Music
For the SF Giants version of “Royals” please click on the ROYALS page.
Doug Sovern is a bassist and songwriter. He’s been in a baker’s dozen of bands since he started playing in high school (none of which was called Baker’s Dozen). Those bands include The Edge (original name: Gang of Four; forced to change when it turned out there was already a band called that, which went on to great success); The Loose; Video Babies; The Convertibles; Trash; Base Two; Base Two Blues Band; The Magneetos (original name: The Smithereens; forced to change when it turned out there was already a band called that, which went on to great success); The Motion; Time Zero; Nice Boys From New York; Eyewitness Blues Band; and The Fallopian Dudes.
Doug has also played with many singer-songwriters, done session work and jammed or performed with all kinds of wonderful musicians, including George Harrison, Paul Simon, James Brown, Sun Ra, Henry Kaiser, members of the Steve Miller Band, Doobie Brothers and more.
He is currently bassist for the Eyewitness Blues Band, whose members are newspeople at KCBS Radio and KPIX TV in San Francisco, and The Fallopian Dudes, a casual group of players, many of whom are the husbands of ob/gyns (hence the name). See the EBB’s signature video on You Tube here.
From 1985-1990 he was in Nice Boys From New York, a rock band based in Berkeley CA, where his partner in crime in the rhythm section was drummer and piano player Howie Wyeth. Howie was the drummer for Bob Dylan’s Rolling Thunder Revue, playing on Dylan’s chart-topping album “Desire,” among others. Howie was the nephew of painter Andrew Wyeth, and also drummed for Robert Gordon and Link Wray before joining the Nice Boys. Sadly, Howie passed away in 1996.
NBFNY released one eponymous album and performed all over Northern California before disbanding. Music link to come.
One of his college bands, The Convertibles, was scouted for David Geffen by Chip Taylor of the Troggs, who wrote the hit songs “Wild Thing” and “Angel of the Morning” (Taylor’s real name is Jim Voight; he is the brother of actor Jon Voight and the uncle of Angelina Jolie!). Ultimately, the band was not signed, but their four-song demo recording survives and can be heard here. It has resurfaced on College Band. One of their songs, “B Sting,” appeared in Episode 204 of the Amazon Prime series “Sneaky Pete.”
Doug was also bassist and principal songwriter for The Magneetos, a band based in Providence, RI that performed throughout New England in the early 1980s.
Doug also wrote an award-winning rap song, “Warriors Thing” for Kevvy Kev and the Golden State Warriors cheerleaders, which aired on MTV and during NBA games in the late ’80s.
He also worked as a roadie and chaired the Brown Concert Agency while at Brown University, staging early-in-their-career shows by such bands as U2, Dire Straits, Talking Heads, the B-52s and many, many more, as well as working with established artists such as Bonnie Raitt, Little Feat, The Ramones and too many more to remember. If only people had been as photo-obsessed then as they are today, he would have amazing pictures to share, proving that he once had very, very long, thick hair.

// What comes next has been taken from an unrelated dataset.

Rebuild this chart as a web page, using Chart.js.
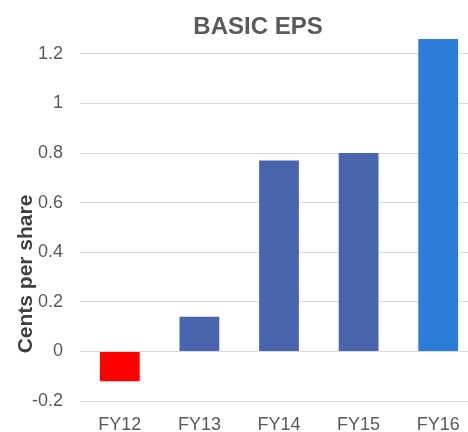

Doug also writes and “sings” satirical songs about politics, which air on KCBS . For more on that, and to hear them, please click on the CAMPAIGN SONGS page.
Doug plays with a variety of local musicians, performing at his monthly THERE reading and music series. He recently recorded an album of avant punk blues with legendary guitarist Henry Kaiser, jazz drummer nonpareil Scott Amendola, and the Lizard King Owen Maercks, with guest sax superstar Larry Ochs. “Kinds of Blue” came out in October 2019 to rave reviews.